“The crisis has lasted for too long”, says Jean-Omer Beriziky, Prime minister of the coalition government appointed last November. His job is to bring the transition to a safe end after free and fair elections which would restore the constitutional order interrupted in 2009 with the coup which overthrew President Marc Ravalomanana. The roadmap to democracy was signed in September 2011 by most Malagasy parties, except that of former President Didier Ratsiraka.
But Beriziky’s task is a difficult one. Indeed, the pro-Ravalomanana ministers are boycotting cabinet meetings. They are demanding the unconditional return of their leader who lives in exile in South Africa. The former president was sentenced in 2010 to life imprisonment by a Malagasy court which found him guilty of “crimes against humanity”, considering he was responsible for the massacre by Presidential guards of 30 demonstrators on the 7 February 2009. The government is divided but all political groups who are supposed to support it are also divided.
The army, which initially backed the 2009 coup, is no longer united either. Some officers such as Colonel Charles Andrianasoavina, the former commander of a special intervention force, defected and was sentenced in absentia last March to forced labour for his alleged participation in a coup attempt in 2010. Since then, at least four mutiny attempts involving senior and junior officers have occurred. At the same time, the prestige of the army and of the police is eroded by the rising insecurity on the country main roads and in the capital, Antanarivo. Sapphire dealers going to the Ambatodrazaka mine, 160 km to the north-east of the capital, are particularly targeted. In the South, the dahalo – cattle rustlers – are posing an increasing threat. In June, a group led by former convict Remena Bila killed 12 military and policemen.

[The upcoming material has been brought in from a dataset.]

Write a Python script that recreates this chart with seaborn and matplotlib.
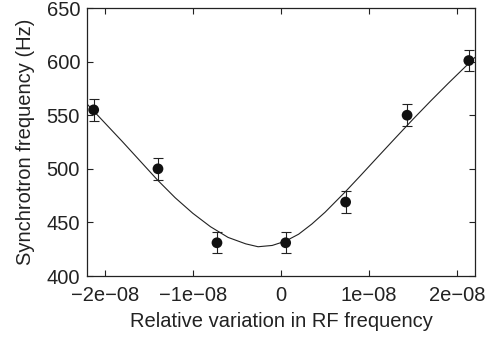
import numpy as np
import pandas as pd
import seaborn as sns
import matplotlib
matplotlib.use("Agg")
import matplotlib.pyplot as plt

# measured points (relative RF variation, synchrotron frequency in Hz, error)
rf_var = [-2.124e-8, -1.395e-8, -0.726e-8, 0.053e-8, 0.733e-8, 1.430e-8, 2.130e-8]
fs_meas = [555, 500, 431, 431, 469, 550, 601]
fs_err = [10, 10, 10, 10, 10, 10, 10]

# fitted curve
fit_x = [-2.20e-8, -2.00e-8, -1.80e-8, -1.60e-8, -1.40e-8, -1.20e-8, -1.00e-8,
         -0.80e-8, -0.60e-8, -0.40e-8, -0.26e-8, -0.10e-8, 0.05e-8, 0.20e-8,
         0.35e-8, 0.50e-8, 0.73e-8, 0.90e-8, 1.10e-8, 1.30e-8, 1.50e-8,
         1.70e-8, 1.90e-8, 2.10e-8, 2.20e-8]
fit_y = [560.5, 543.0, 525.5, 507.5, 489.5, 473.0, 458.5,
         446.0, 436.0, 430.0, 427.3, 428.5, 432.5, 439.0,
         448.5, 459.5, 478.6, 493.5, 511.3, 529.0, 546.5,
         563.5, 580.0, 596.0, 604.0]

xticks = [-2e-8, -1e-8, 0, 1e-8, 2e-8]
xtick_labels = ["\u22122e\u221208", "\u22121e\u221208", "0", "1e\u221208", "2e\u221208"]
yticks = [400, 450, 500, 550, 600, 650]

sns.set_style("ticks")
plt.rcParams['font.family'] = ['Liberation Sans', 'DejaVu Sans']

fig = plt.figure(figsize=(4.98, 3.41), dpi=100)
ax = fig.add_axes([0.1747, 0.1906, 0.7791, 0.7859])

fitdf = pd.DataFrame({'x': fit_x, 'y': fit_y})
sns.lineplot(data=fitdf, x='x', y='y', ax=ax, color='#222222', linewidth=0.8,
             sort=False)

ax.errorbar(rf_var, fs_meas, yerr=fs_err, fmt='none', ecolor='#222222',
            elinewidth=0.8, capsize=3.5, capthick=0.8)
measdf = pd.DataFrame({'x': rf_var, 'y': fs_meas})
sns.scatterplot(data=measdf, x='x', y='y', ax=ax, color='#111111', s=60,
                edgecolor='none', zorder=5)

ax.set_xlim(-2.2e-8, 2.2e-8)
ax.set_ylim(400, 650)
ax.set_xticks(xticks)
ax.set_xticklabels(xtick_labels)
ax.set_yticks(yticks)
ax.tick_params(direction='in', length=4, width=0.8, top=True, right=True,
               labelsize=14.5, colors='#222222')
ax.tick_params(axis='x', pad=7)
ax.tick_params(axis='y', pad=5)
for sp in ax.spines.values():
    sp.set_visible(True)
    sp.set_linewidth(0.9)
    sp.set_color('#222222')

ax.set_xlabel('Relative variation in RF frequency', fontsize=14.5, color='#222222', labelpad=5)
ax.set_ylabel('Synchrotron frequency (Hz)', fontsize=14.5, color='#222222', labelpad=8)

plt.savefig('out.png', dpi=100)
plt.close()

In principle, presidential elections are scheduled for May and July. The problem however is that 37 years old Rajoelina fears that his adversary may come back and participate in the presidential race. Rajoelina, a former DJ, is fully aware that since his group retains the main portfolios in the government, he is held as the first responsible for the crisis by the population. Rajoelina still boasts support of many generals who fear Ravalomanana’s possible return and more than probable revenge against them.
UN experts are fully aware of the risk of new clashes in the event of Ravalomanana’s return. The potential for violence would be probably highest if both main actors are candidates they say. But would an election make sense without the two main players? For the time being, nobody has given an answer to the question. The Southern African Development Community (SADC) has been trying to organize a meeting between the two politicians to unlock the situation, with considerable difficulties. Rajoelina has taken all possible pretexts to avoid the meeting, even preferring to travel to the Rio Earth Summit in June rather than see his rival eye to eye. Eventually, the SADC managed to organize two meetings in the Seychelles in July and August. The two enemies were again called for a third meeting during the last SADC summit in Maputo on August 17th. These attempts failed to bring results. As expected the stumbling block is the issue of Ravalomana’s return.
SADC’s strategy will now consist in trying to organize discussions in larger forums including other Malagasy players. Before the Maputo summit, a SADC troika led by the South African deputy foreign minister Marius Fransman went to Madagascar to meet the main social and political forces including representative of political parties, high-ranking military, religious, civil society and traditional leaders in order to discuss with them how to arrange for Ravalomanana’s return and a safe preparation of the elections.
SADC leaders are also planning to organise a summit over the issue within two or three months with all the main Malagasy stakeholders. But it won’t be an easy game. Indeed, in June, SADC proposed the Council of the Christian Churches of Madagascar (FFKM) – which brings together Calvinists, Lutherans, Anglicans and Catholics – to mediate. However, no one accepts the Calvinist Church as neutral, since its vice-president is Marc Ravalomanana himself.
One of the consequences of the failed mediation attempts by SADC is real fatigue within the organisation and a growing feeling that neither Rajoelina nor Ravalomanana, who are increasingly seen as factors of blockade, should participate to the elections. But again, on what grounds would both politicians be deprived of their right to contest the presidency? The question remains unanswered. At any rate, many Malagasy doubt that the elections will necessarily mean a wait out of the crisis. Maurice Beranto, an adviser to the Prime Minister says that institutional arrangements or political deals are not the solution. The real issue is the behaviour of Malagasy politicians who forget to often to respect the Tenera, the given word, which is at the heart of the traditional value of the Malagasy culture.